**WORK TO DO**: Leaving out the pictures, retype the lines from the beginning of the listing through the line containing "return [x0 /".

**DATA LINES**:
════════════════════
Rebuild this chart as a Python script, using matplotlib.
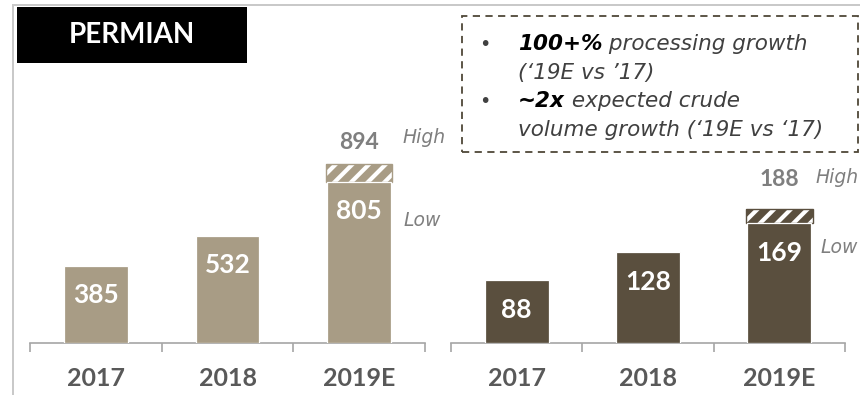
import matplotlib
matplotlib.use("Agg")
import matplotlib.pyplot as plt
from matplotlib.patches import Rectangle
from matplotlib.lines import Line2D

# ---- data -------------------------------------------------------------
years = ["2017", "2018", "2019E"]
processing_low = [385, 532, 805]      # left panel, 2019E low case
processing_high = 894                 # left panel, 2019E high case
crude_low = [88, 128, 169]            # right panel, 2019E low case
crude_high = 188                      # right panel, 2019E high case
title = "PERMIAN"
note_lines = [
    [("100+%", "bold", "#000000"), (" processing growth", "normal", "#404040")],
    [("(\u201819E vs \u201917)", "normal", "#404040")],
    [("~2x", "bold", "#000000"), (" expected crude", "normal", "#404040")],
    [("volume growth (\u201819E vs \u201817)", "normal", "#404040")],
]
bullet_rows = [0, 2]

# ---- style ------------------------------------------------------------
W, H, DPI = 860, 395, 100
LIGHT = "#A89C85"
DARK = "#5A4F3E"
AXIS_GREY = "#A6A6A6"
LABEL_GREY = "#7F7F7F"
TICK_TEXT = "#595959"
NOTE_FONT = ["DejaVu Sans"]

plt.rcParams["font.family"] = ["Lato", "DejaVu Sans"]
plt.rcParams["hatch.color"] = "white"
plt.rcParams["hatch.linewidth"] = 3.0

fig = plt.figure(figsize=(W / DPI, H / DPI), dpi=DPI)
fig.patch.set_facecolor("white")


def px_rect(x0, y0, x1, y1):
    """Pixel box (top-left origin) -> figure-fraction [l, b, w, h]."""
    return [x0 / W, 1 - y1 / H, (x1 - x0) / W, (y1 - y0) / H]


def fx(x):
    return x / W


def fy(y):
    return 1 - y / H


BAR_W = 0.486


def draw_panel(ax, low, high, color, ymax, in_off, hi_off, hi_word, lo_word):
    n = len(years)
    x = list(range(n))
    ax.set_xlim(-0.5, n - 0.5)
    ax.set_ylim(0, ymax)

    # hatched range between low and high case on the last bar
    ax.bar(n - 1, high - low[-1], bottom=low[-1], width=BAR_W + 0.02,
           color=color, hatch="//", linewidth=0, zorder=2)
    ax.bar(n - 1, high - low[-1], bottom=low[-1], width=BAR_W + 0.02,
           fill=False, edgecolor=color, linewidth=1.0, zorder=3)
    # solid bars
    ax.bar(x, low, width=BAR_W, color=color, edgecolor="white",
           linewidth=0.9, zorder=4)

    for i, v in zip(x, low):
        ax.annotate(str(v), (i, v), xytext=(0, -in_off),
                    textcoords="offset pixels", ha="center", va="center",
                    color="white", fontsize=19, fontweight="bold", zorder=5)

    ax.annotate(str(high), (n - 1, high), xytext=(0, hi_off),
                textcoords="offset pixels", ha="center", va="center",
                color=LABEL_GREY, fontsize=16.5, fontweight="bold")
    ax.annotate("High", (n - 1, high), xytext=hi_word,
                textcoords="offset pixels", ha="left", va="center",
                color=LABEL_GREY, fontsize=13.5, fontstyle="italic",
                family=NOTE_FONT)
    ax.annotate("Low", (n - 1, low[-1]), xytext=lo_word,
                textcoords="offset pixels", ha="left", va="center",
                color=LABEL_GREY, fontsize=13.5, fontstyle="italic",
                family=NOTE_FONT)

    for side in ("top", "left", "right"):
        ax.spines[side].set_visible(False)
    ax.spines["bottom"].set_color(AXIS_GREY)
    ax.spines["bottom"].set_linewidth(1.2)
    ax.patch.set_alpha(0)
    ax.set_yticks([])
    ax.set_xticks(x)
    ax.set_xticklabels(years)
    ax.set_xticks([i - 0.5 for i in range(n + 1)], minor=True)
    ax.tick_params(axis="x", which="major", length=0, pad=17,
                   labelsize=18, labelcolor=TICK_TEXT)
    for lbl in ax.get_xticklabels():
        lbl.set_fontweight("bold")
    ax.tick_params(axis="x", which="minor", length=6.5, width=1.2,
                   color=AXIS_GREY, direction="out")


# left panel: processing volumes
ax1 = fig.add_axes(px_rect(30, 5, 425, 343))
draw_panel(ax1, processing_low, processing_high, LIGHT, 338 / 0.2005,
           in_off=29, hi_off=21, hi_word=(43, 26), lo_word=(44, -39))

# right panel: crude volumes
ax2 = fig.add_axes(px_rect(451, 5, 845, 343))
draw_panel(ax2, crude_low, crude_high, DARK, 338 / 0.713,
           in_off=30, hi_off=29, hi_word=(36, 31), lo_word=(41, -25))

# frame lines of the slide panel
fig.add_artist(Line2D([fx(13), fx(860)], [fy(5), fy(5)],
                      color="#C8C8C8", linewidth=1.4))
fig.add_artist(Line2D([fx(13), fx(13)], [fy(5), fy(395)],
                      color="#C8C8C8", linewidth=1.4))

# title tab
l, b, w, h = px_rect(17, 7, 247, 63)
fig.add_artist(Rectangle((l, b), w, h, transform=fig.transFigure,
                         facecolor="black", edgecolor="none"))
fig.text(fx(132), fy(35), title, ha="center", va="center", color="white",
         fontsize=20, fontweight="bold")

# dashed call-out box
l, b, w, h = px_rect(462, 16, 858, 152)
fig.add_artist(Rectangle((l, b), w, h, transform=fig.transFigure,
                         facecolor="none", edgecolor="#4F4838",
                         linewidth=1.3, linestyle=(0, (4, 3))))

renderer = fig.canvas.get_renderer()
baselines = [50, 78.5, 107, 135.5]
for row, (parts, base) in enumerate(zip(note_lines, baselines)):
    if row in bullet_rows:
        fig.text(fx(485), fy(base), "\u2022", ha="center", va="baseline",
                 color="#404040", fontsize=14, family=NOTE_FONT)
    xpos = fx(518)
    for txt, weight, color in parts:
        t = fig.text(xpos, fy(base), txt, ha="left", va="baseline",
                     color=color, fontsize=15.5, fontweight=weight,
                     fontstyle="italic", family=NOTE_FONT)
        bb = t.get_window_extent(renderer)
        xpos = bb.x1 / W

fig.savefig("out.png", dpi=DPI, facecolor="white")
════════════════════
**RESULT**:
Rebuild this chart as a Python script, using matplotlib.
import matplotlib
matplotlib.use("Agg")
import matplotlib.pyplot as plt
from matplotlib.patches import Rectangle
from matplotlib.lines import Line2D

# ---- data -------------------------------------------------------------
years = ["2017", "2018", "2019E"]
processing_low = [385, 532, 805]      # left panel, 2019E low case
processing_high = 894                 # left panel, 2019E high case
crude_low = [88, 128, 169]            # right panel, 2019E low case
crude_high = 188                      # right panel, 2019E high case
title = "PERMIAN"
note_lines = [
    [("100+%", "bold", "#000000"), (" processing growth", "normal", "#404040")],
    [("(\u201819E vs \u201917)", "normal", "#404040")],
    [("~2x", "bold", "#000000"), (" expected crude", "normal", "#404040")],
    [("volume growth (\u201819E vs \u201817)", "normal", "#404040")],
]
bullet_rows = [0, 2]

# ---- style ------------------------------------------------------------
W, H, DPI = 860, 395, 100
LIGHT = "#A89C85"
DARK = "#5A4F3E"
AXIS_GREY = "#A6A6A6"
LABEL_GREY = "#7F7F7F"
TICK_TEXT = "#595959"
NOTE_FONT = ["DejaVu Sans"]

plt.rcParams["font.family"] = ["Lato", "DejaVu Sans"]
plt.rcParams["hatch.color"] = "white"
plt.rcParams["hatch.linewidth"] = 3.0

fig = plt.figure(figsize=(W / DPI, H / DPI), dpi=DPI)
fig.patch.set_facecolor("white")


def px_rect(x0, y0, x1, y1):
    """Pixel box (top-left origin) -> figure-fraction [l, b, w, h]."""
    return [x0 / W, 1 - y1 / H, (x1 - x0) / W, (y1 - y0) / H]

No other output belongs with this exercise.